Neville Mariner, 1924 im nordostenglischen Lincoln geboren, hatte einen Architekten zum Vater, der – in England nicht untypisch – auch Chorleiter war. Sein Weg zur Musik war damit quasi vorgezeichnet. Er studierte Geige am Royal College of Music und machte sich zunächst einen Namen als Violinist im London Symphonie Orchestra, das ab 2017 die neue musikalische Heimat von Simon Rattle sein wird. Mit Kollegen aus diesem Klangkörper gründete er auch die auf Barockmusik und Wiener Klassik spezialisierte Academy, deren erster Leiter er wurde. So wandelte sich Marriners Tätigkeit ganz natürlich vom Konzertmeister zum Dirigenten. Auch in Deutschland stand er oft am Pult, von 1983 bis 1989 war er Chefdirigent des – nicht mehr existenten, da inzwischen fusionierten – Radio-Sinfonieorchesters Stuttgart. 1985 adelte ihn die Queen, seither durfte er sich „Sir“ nennen. 2011 gab er die Leitung der Academy of St Martin ab an Joshua Bell, der wie Marriner von Haus aus eigentlich Geiger ist.

Integer und humorvoll

„Dem Werk dienen“, das war sein Credo. Neville Marriner war kein Taktstockberserker, kein diabolisch-genialer Ausdeuter, der grundstürzend Neues in den Stücken entdecken wollte. Wer auf der Suche nach verlässlichen Interpretationen (vor allem der frühen Mozart-Sinfonien) war, wurde bei ihm immer fündig. Auf der Klaviatur des internationalen Musikgeschäfts konnte er brillant spielen – und dabei immer „integer und humorvoll“ bleiben, wie jetzt Joshua Bell betont hat. Noch 2015 dirigierte er ein Symphoniekonzert an der Komischen Oper in Berlin mit Mendelssohn Bartholdys Violinkonzert und der Hebriden-Ouvertüre, eine Hommage an seine britische Heimat.

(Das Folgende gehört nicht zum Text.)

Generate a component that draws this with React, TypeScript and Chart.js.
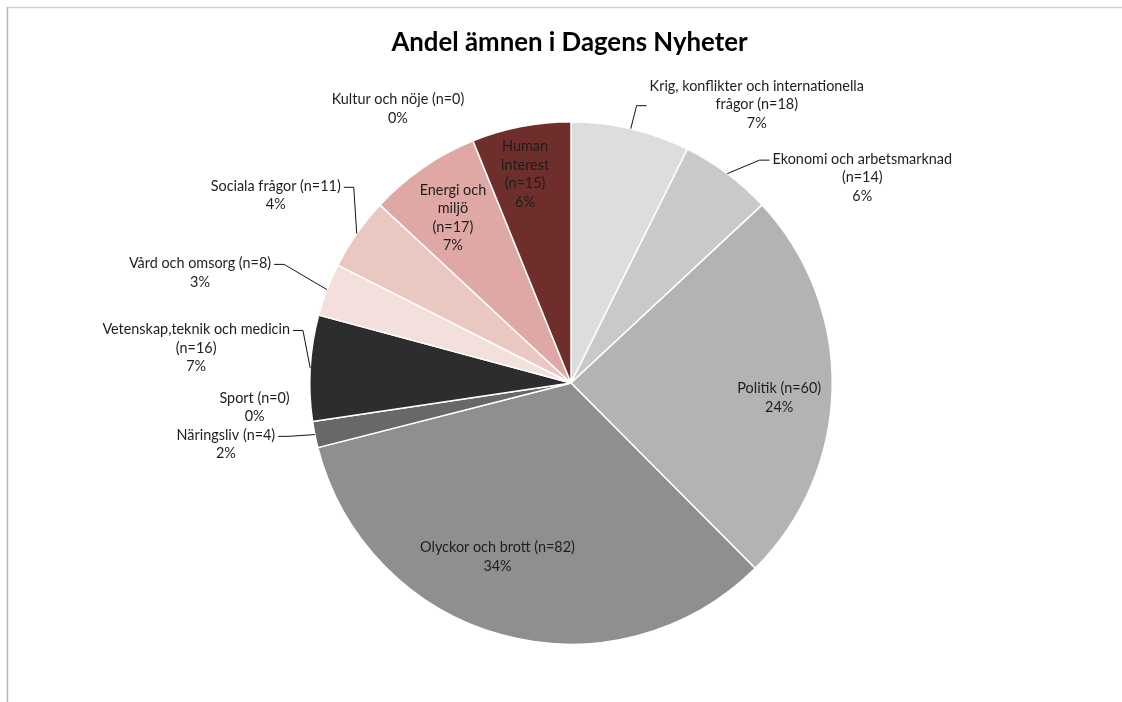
import React, { useEffect, useRef } from "react";
import { Chart, registerables } from "chart.js";

Chart.register(...registerables);

const title = "Andel ämnen i Dagens Nyheter";

const categories = [
  "Krig, konflikter och internationella frågor",
  "Ekonomi och arbetsmarknad",
  "Politik",
  "Olyckor och brott",
  "Näringsliv",
  "Sport",
  "Vetenskap,teknik och medicin",
  "Vård och omsorg",
  "Sociala frågor",
  "Energi och miljö",
  "Kultur och nöje",
  "Human interest",
];
const counts = [18, 14, 60, 82, 4, 0, 16, 8, 11, 17, 0, 15];
const shares = [7, 6, 24, 34, 2, 0, 7, 3, 4, 7, 0, 6];
const colors = [
  "#dddddd",
  "#c9c9c9",
  "#b3b3b3",
  "#8f8f8f",
  "#686868",
  "#8f8f8f",
  "#2d2d2d",
  "#f3e0dd",
  "#ebc7c2",
  "#dfa8a4",
  "#dfa8a4",
  "#6e2e2c",
];

// Label layout: offset of the text block centre from the slice's outer-edge midpoint,
// wrap width, whether "(n=..)" starts its own line, and which text line the leader
// line attaches to (null = no leader).
const labelLayout = [
  { dx: 126, dy: -24, wrap: 225, nLine: false, leader: 1 },
  { dx: 135, dy: 4, wrap: 200, nLine: true, leader: 0 },
  { dx: -53, dy: 10, wrap: 300, nLine: false, leader: null },
  { dx: -4, dy: -78, wrap: 300, nLine: false, leader: null },
  { dx: -89, dy: 10, wrap: 200, nLine: false, leader: 0 },
  { dx: -58, dy: -14, wrap: 200, nLine: false, leader: null },
  { dx: -114, dy: -20, wrap: 210, nLine: true, leader: 0 },
  { dx: -127, dy: -17, wrap: 200, nLine: false, leader: 0 },
  { dx: -81, dy: -38, wrap: 200, nLine: false, leader: 0 },
  { dx: 30, dy: 50, wrap: 76, nLine: true, leader: null },
  { dx: -75, dy: -32, wrap: 200, nLine: false, leader: null },
  { dx: 4, dy: 48, wrap: 62, nLine: true, leader: null },
];

const LABEL_FONT = "14.4px Lato";
const LINE_H = 18.5;

function wrapText(ctx: CanvasRenderingContext2D, text: string, maxW: number): string[] {
  const words = text.split(" ");
  const lines: string[] = [];
  let cur = "";
  for (const w of words) {
    const test = cur ? cur + " " + w : w;
    if (cur && ctx.measureText(test).width > maxW) {
      lines.push(cur);
      cur = w;
    } else {
      cur = test;
    }
  }
  if (cur) lines.push(cur);
  return lines;
}

const decorPlugin = {
  id: "decor",
  beforeDraw(chart: any) {
    const ctx = chart.ctx as CanvasRenderingContext2D;
    ctx.save();
    ctx.fillStyle = "#ffffff";
    ctx.fillRect(0, 0, chart.width, chart.height);
    ctx.strokeStyle = "#d2d2d2";
    ctx.lineWidth = 1.5;
    ctx.beginPath();
    ctx.moveTo(7.5, 7.5);
    ctx.lineTo(chart.width, 7.5);
    ctx.stroke();
    ctx.strokeStyle = "#b5b5b5";
    ctx.beginPath();
    ctx.moveTo(7.5, chart.height);
    ctx.lineTo(7.5, 7);
    ctx.stroke();
    // title
    ctx.fillStyle = "#000000";
    ctx.font = "bold 25.8px Lato";
    ctx.textAlign = "center";
    ctx.textBaseline = "middle";
    const meta = chart.getDatasetMeta(0);
    const cx = meta.data.length ? meta.data[0].x : chart.width / 2;
    ctx.fillText(title, cx - 1.5, 43);
    ctx.restore();
  },
  afterDraw(chart: any) {
    const ctx = chart.ctx as CanvasRenderingContext2D;
    const meta = chart.getDatasetMeta(0);
    ctx.save();
    ctx.font = LABEL_FONT;
    ctx.fillStyle = "#1e1e1e";
    ctx.textAlign = "center";
    ctx.textBaseline = "middle";
    meta.data.forEach((arc: any, i: number) => {
      const p = arc.getProps(["x", "y", "startAngle", "endAngle", "outerRadius"], true);
      const mid = (p.startAngle + p.endAngle) / 2;
      const ex = p.x + Math.cos(mid) * p.outerRadius;
      const ey = p.y + Math.sin(mid) * p.outerRadius;
      const L = labelLayout[i];
      const bx = ex + L.dx;
      const by = ey + L.dy;
      const nText = `(n=${counts[i]})`;
      const lines = L.nLine
        ? [...wrapText(ctx, categories[i], L.wrap), nText]
        : wrapText(ctx, `${categories[i]} ${nText}`, L.wrap);
      lines.push(`${shares[i]}%`);
      const top = by - ((lines.length - 1) * LINE_H) / 2;
      let maxW = 0;
      lines.forEach((ln, k) => {
        maxW = Math.max(maxW, ctx.measureText(ln).width);
        ctx.fillText(ln, bx, top + k * LINE_H);
      });
      if (L.leader !== null) {
        const ly = top + L.leader * LINE_H + 1;
        const right = L.dx > 0;
        const ax = right ? bx - maxW / 2 - 3 : bx + maxW / 2 + 3;
        const sx = right ? ax - 10 : ax + 10;
        ctx.save();
        ctx.strokeStyle = "#111111";
        ctx.lineWidth = 1;
        ctx.beginPath();
        ctx.moveTo(ax, ly);
        ctx.lineTo(sx, ly);
        ctx.lineTo(ex, ey);
        ctx.stroke();
        ctx.restore();
      }
    });
    ctx.restore();
  },
};

export default function App() {
  const ref = useRef<HTMLCanvasElement | null>(null);
  useEffect(() => {
    if (!ref.current) return;
    const chart = new Chart(ref.current, {
      type: "pie",
      data: {
        labels: categories,
        datasets: [
          {
            data: counts,
            backgroundColor: colors,
            borderColor: "#ffffff",
            borderWidth: 1.5,
          },
        ],
      },
      options: {
        animation: false,
        responsive: false,
        devicePixelRatio: 1,
        layout: { padding: { top: 121, bottom: 57, left: 309, right: 289 } },
        plugins: {
          legend: { display: false },
          tooltip: { enabled: false },
          title: { display: false },
        },
      },
      plugins: [decorPlugin],
    });
    return () => chart.destroy();
  }, []);
  return (
    <canvas
      ref={ref}
      width={1122}
      height={702}
      style={{ position: "fixed", left: 0, top: 0, width: 1122, height: 702 }}
    />
  );
}
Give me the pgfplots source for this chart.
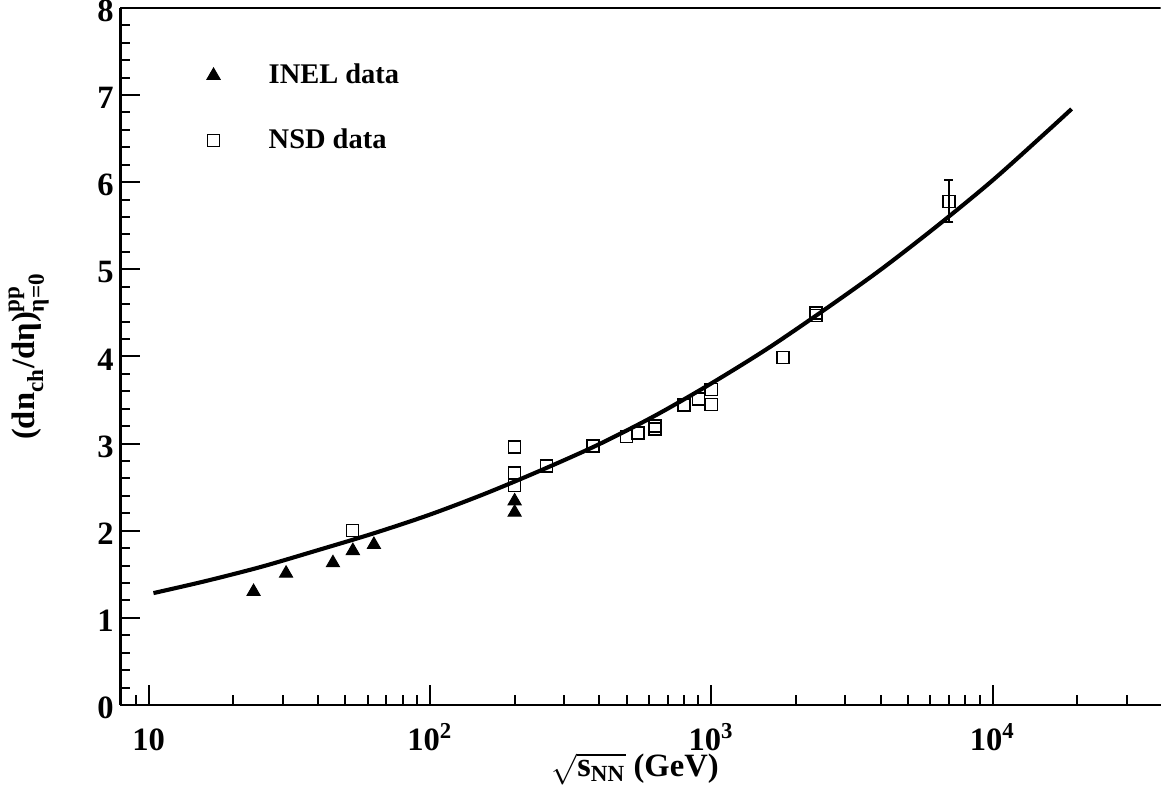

Manche Dirigenten ereilt der Tod am einzigen denkbaren Ort, am Pult – so Giuseppe Sinopoli. Bei Neville Marriner war es andersherum: „Ich würde sterben, wenn ich aufhören würde zu dirigieren“, hatte er gesagt. Die Musik konnte ihn dann doch nicht retten. Am Sonntag endete sein Leben mit 92 Jahren, drei Tage nach seinem letzten Konzert in Padua.